The slight rebound was mainly driven by food price hikes as heavy rains affected vegetable supply and global grain prices went up, state run Xinhua quoted analysts as saying.
Food prices, which account for nearly one-third of the weighting in the calculation of the country’s CPI, climbed 3.4 per cent in August from a year earlier, faster than a 2.4 per cent increase in July, the NBS said.
Vegetable prices jumped 23.8 per cent year-on-year in August, while fruit prices surged 9.7 per cent.
Zhang Liqun, researcher with the Development Research Centre of the central cabinet, said authorities should pay attention to preventing inflation pressure from resurfacing while easing the monetary policy to support the softening economy.
“It’s easy for the prices to rebound faster than desired if we are not cautious,” he said.

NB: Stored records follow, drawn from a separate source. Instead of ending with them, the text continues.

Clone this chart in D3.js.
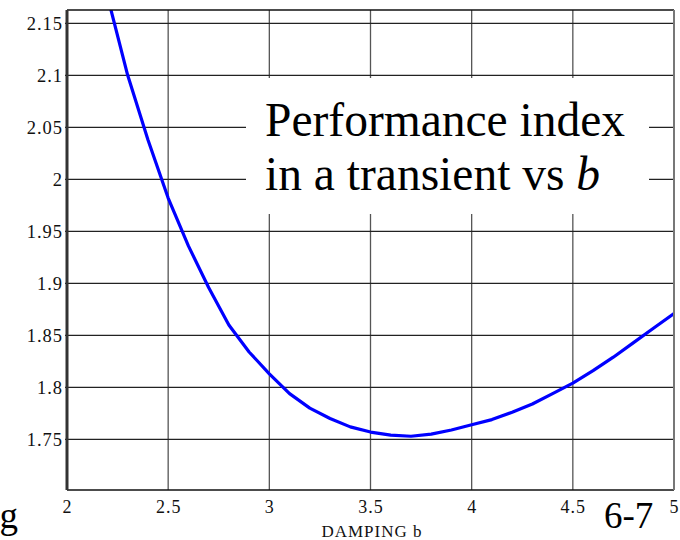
<!DOCTYPE html>
<html>
<head>
<meta charset="utf-8">
<script src="https://cdn.jsdelivr.net/npm/d3@7"></script>
<style>
  body { margin: 0; background: #fff; }
  svg { display: block; }
  text { font-family: "Liberation Serif", "Times New Roman", serif; }
</style>
</head>
<body>
<div id="chart"></div>
<script>
// ---- data ----
const dampingB = [2.2, 2.3, 2.4, 2.5, 2.6, 2.7, 2.8, 2.9, 3.0, 3.1, 3.2, 3.3, 3.4, 3.5, 3.6, 3.7, 3.8, 3.9, 4.0, 4.1, 4.2, 4.3, 4.4, 4.5, 4.6, 4.7, 4.8, 4.9, 5.0];
const perfIndex = [2.176, 2.100, 2.038, 1.982, 1.936, 1.896, 1.860, 1.834, 1.813, 1.794, 1.780, 1.770, 1.762, 1.757, 1.754, 1.753, 1.755, 1.759, 1.764, 1.769, 1.776, 1.784, 1.794, 1.804, 1.816, 1.829, 1.843, 1.857, 1.871];
const xTicks = [2, 2.5, 3, 3.5, 4, 4.5, 5];
const yTicks = [1.75, 1.8, 1.85, 1.9, 1.95, 2, 2.05, 2.1, 2.15];
const xLabel = "DAMPING b";
const titleLine1 = "Performance index";
const titleLine2 = "in a transient vs ";
const titleVar = "b";
const slideNum = "6-7";
const strayChar = "g";

// ---- layout ----
const W = 680, H = 540;
const L = 67, R = 674, T = 10, B = 490;

const svg = d3.select("#chart").append("svg")
  .attr("width", W).attr("height", H);
svg.append("rect").attr("width", W).attr("height", H).attr("fill", "#fff");

const x = d3.scaleLinear().domain([2, 5]).range([L, R]);
const y = d3.scaleLinear().domain([1.7013, 2.1628]).range([B, T]);

// grid
svg.append("g").selectAll("line").data(xTicks.slice(1, -1)).join("line")
  .attr("x1", d => x(d)).attr("x2", d => x(d))
  .attr("y1", T).attr("y2", B)
  .attr("stroke", "#555").attr("stroke-width", 1.3);
svg.append("g").selectAll("line").data(yTicks).join("line")
  .attr("x1", L - 2).attr("x2", R)
  .attr("y1", d => y(d)).attr("y2", d => y(d))
  .attr("stroke", "#222").attr("stroke-width", 1.2);

// curve
svg.append("defs").append("clipPath").attr("id", "clip")
  .append("rect").attr("x", L).attr("y", T).attr("width", R - L).attr("height", B - T);
const pts = dampingB.map((b, i) => [b, perfIndex[i]]);
svg.append("path").datum(pts)
  .attr("clip-path", "url(#clip)")
  .attr("fill", "none").attr("stroke", "#0000ff").attr("stroke-width", 3.2)
  .attr("stroke-linejoin", "round")
  .attr("d", d3.line().x(d => x(d[0])).y(d => y(d[1])));

// frame
svg.append("line").attr("x1", L).attr("x2", R).attr("y1", T).attr("y2", T).attr("stroke", "#111").attr("stroke-width", 1.5);
svg.append("line").attr("x1", L).attr("x2", R).attr("y1", B).attr("y2", B).attr("stroke", "#111").attr("stroke-width", 1.5);
svg.append("line").attr("x1", R).attr("x2", R).attr("y1", T).attr("y2", B).attr("stroke", "#777").attr("stroke-width", 2);
svg.append("line").attr("x1", L).attr("x2", L).attr("y1", T).attr("y2", B).attr("stroke", "#333").attr("stroke-width", 3);

// axes labels
const yAxis = d3.axisLeft(y).tickValues(yTicks).tickSize(0).tickPadding(4).tickFormat(d => String(+d.toFixed(2)));
const gy = svg.append("g").attr("transform", `translate(${L},0)`).call(yAxis);
gy.select(".domain").remove();
gy.attr("font-size", 18.5).attr("font-family", "Liberation Serif");
gy.selectAll("text").attr("letter-spacing", 1).attr("fill", "#111");

const xAxis = d3.axisBottom(x).tickValues(xTicks).tickSize(0).tickPadding(10).tickFormat(d => String(d));
const gx = svg.append("g").attr("transform", `translate(0,${B})`).call(xAxis);
gx.select(".domain").remove();
gx.attr("font-size", 18).attr("font-family", "Liberation Serif");
gx.selectAll("text").attr("letter-spacing", 1).attr("fill", "#111");

svg.append("text").attr("x", 372).attr("y", 537).attr("text-anchor", "middle")
  .attr("font-size", 17).attr("letter-spacing", 1).attr("fill", "#111").text(xLabel);

// text box
svg.append("rect").attr("x", 246).attr("y", 78).attr("width", 403).attr("height", 136).attr("fill", "#fff");
svg.append("text").attr("x", 265).attr("y", 136).attr("font-size", 47.5).attr("fill", "#000").text(titleLine1);
const t2 = svg.append("text").attr("x", 265).attr("y", 190).attr("font-size", 47.5).attr("fill", "#000");
t2.append("tspan").text(titleLine2);
t2.append("tspan").attr("font-style", "italic").text(titleVar);

// slide number and stray char
svg.append("text").attr("x", 604).attr("y", 528).attr("font-size", 37).attr("fill", "#000").text(slideNum);
svg.append("text").attr("x", 18).attr("y", 528).attr("text-anchor", "end").attr("font-size", 37).attr("fill", "#000").text(strayChar);
</script>
</body>
</html>
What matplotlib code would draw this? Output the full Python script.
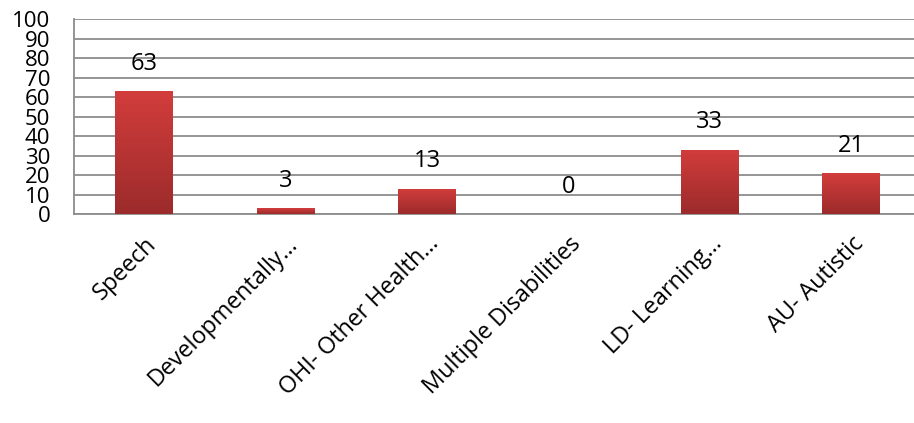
import matplotlib.pyplot as plt
import numpy as np
from matplotlib.colors import LinearSegmentedColormap

# data
categories = ['Speech', 'Developmentally…', 'OHI- Other Health…',
              'Multiple Disabilities', 'LD- Learning…', 'AU- Autistic']
values = [63, 3, 13, 0, 33, 21]
yticks = list(range(0, 101, 10))

plt.rcParams['font.family'] = ['Open Sans', 'DejaVu Sans']

fig = plt.figure(figsize=(9.14, 4.23), dpi=100)
ax = fig.add_axes([0.0807, 0.494, 0.928, 0.461])

x = np.arange(len(categories))
bars = ax.bar(x, values, width=0.41, color='#c0393a', zorder=2)

# vertical red gradient on each bar (darker at the bottom)
cmap = LinearSegmentedColormap.from_list('redgrad', ['#9c2b2b', '#d23d3c'])
grad = np.linspace(0, 1, 256).reshape(-1, 1)
for b in bars:
    h = b.get_height()
    if h <= 0:
        continue
    im = ax.imshow(grad, cmap=cmap, origin='lower', aspect='auto', zorder=3,
                   extent=[b.get_x(), b.get_x() + b.get_width(), 0, h])
    im.set_clip_path(b)

for xi, v in zip(x, values):
    ax.annotate(str(v), (xi, v), xytext=(0, 11), textcoords='offset points',
                ha='center', va='bottom', fontsize=17)

ax.set_xlim(-0.5, len(categories) - 0.5)
ax.set_ylim(0, 100)
ax.set_yticks(yticks)
ax.set_yticklabels([str(t) for t in yticks], fontsize=16)
ax.tick_params(axis='y', length=0, pad=17)
ax.set_xticks(x)
ax.set_xticklabels(categories, fontsize=16.8, rotation=45, ha='right',
                   rotation_mode='anchor')
ax.tick_params(axis='x', length=0, pad=13)

ax.grid(axis='y', color='#8c8c8c', linewidth=1.3, zorder=0)
ax.set_axisbelow(True)
for s in ['top', 'right']:
    ax.spines[s].set_visible(False)
for s in ['left', 'bottom']:
    ax.spines[s].set_color('#8c8c8c')
    ax.spines[s].set_linewidth(1.3)

fig.savefig('out.png', dpi=100)
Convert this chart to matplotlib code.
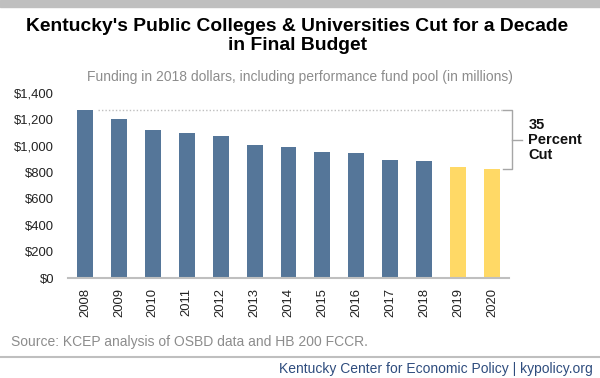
import matplotlib.pyplot as plt
from matplotlib.ticker import FuncFormatter

plt.rcParams['font.family'] = ['Liberation Sans', 'DejaVu Sans']

# Data: funding in 2018 dollars (millions)
years = ['2008', '2009', '2010', '2011', '2012', '2013', '2014',
         '2015', '2016', '2017', '2018', '2019', '2020']
funding = [1268, 1206, 1117, 1101, 1076, 1005, 990, 955, 949, 894, 883, 843, 823]
# final budget years are highlighted
budget_years = ['2019', '2020']

blue = '#557699'
yellow = '#FFD966'
colors = [yellow if y in budget_years else blue for y in years]

fig = plt.figure(figsize=(6, 3.78), dpi=100)

# top band and footer line
fig.patches.append(plt.Rectangle((0, 1 - 7 / 378), 1, 7 / 378, transform=fig.transFigure,
                                 color='#BFBFBF', zorder=0))
fig.add_artist(plt.Line2D([0, 1], [1 - 357 / 378] * 2, color='#BFBFBF', lw=1.5))

ax = fig.add_axes([68 / 600, 1 - 278 / 378, 441 / 600, 185 / 378])
x = range(len(years))
ax.bar(x, funding, width=0.47, color=colors)
ax.set_xlim(-0.5, 12.5)
ax.set_ylim(0, 1400)
ax.set_yticks(range(0, 1401, 200))
ax.yaxis.set_major_formatter(FuncFormatter(lambda v, p: '${:,.0f}'.format(v)))
ax.set_xticks(list(x))
ax.set_xticklabels(years, rotation=90)
ax.tick_params(axis='y', length=0, pad=10, labelsize=9.4, colors='#222222')
ax.tick_params(axis='x', length=0, pad=7, labelsize=9.4, colors='#222222')
for s in ['top', 'right', 'left']:
    ax.spines[s].set_visible(False)
ax.spines['bottom'].set_color('#BFBFBF')
ax.spines['bottom'].set_linewidth(1.5)

# dotted reference line at 2008 level
top, low = funding[0], funding[-1]
ax.plot([0.38, 12.33], [top, top], color='#BFBFBF', lw=1, ls=(0, (1, 1.5)), clip_on=False)

# bracket showing the cut
bx = 12.6
ax.plot([12.33, bx, bx, 12.33], [top, top, low, low], color='#A6A6A6', lw=1, clip_on=False)
mid = (top + low) / 2
ax.plot([bx, 12.89], [mid, mid], color='#A6A6A6', lw=1, clip_on=False)
ax.text(13.07, mid, '35\nPercent\nCut', fontsize=10.5, fontweight='bold', va='center',
        ha='left', linespacing=1.1, color='#111111', clip_on=False)

# titles and notes
fig.text(0.495, 1 - 36 / 378, "Kentucky's Public Colleges & Universities Cut for a Decade\nin Final Budget",
         ha='center', va='center', fontsize=13.9, fontweight='bold', linespacing=1.15)
fig.text(0.5, 1 - 77 / 378, 'Funding in 2018 dollars, including performance fund pool (in millions)',
         ha='center', va='center', fontsize=10, color='#8C8C8C')
fig.text(11 / 600, 1 - 342 / 378, 'Source: KCEP analysis of OSBD data and HB 200 FCCR.',
         ha='left', va='center', fontsize=10, color='#8C8C8C')
fig.text(593 / 600, 1 - 369 / 378, 'Kentucky Center for Economic Policy | kypolicy.org',
         ha='right', va='center', fontsize=10, color='#2F4D7E')

fig.savefig('out.png', dpi=100)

China’s inflation rate weakened continuously to reach a 30-month low in July, as growth in the world’s second largest economy cooled to 7.6 per cent in the second quarter, the slowest since the first quarter of 2009.
However, retail sales rose 13.2 per cent year-on-year in August by 0.1 percentage points higher than the growth rate in July bringing some cheer.
“China’s economy is still in the trough and this situation is likely to go on longer than expected,” Liu Yuanchun, deputy head of the School of Economics at the Renmin University of China.
China looks to domestic sales increase as exports continued to fall in the recent months due to slow recovery in the US and sovereign debt crisis in the European Union.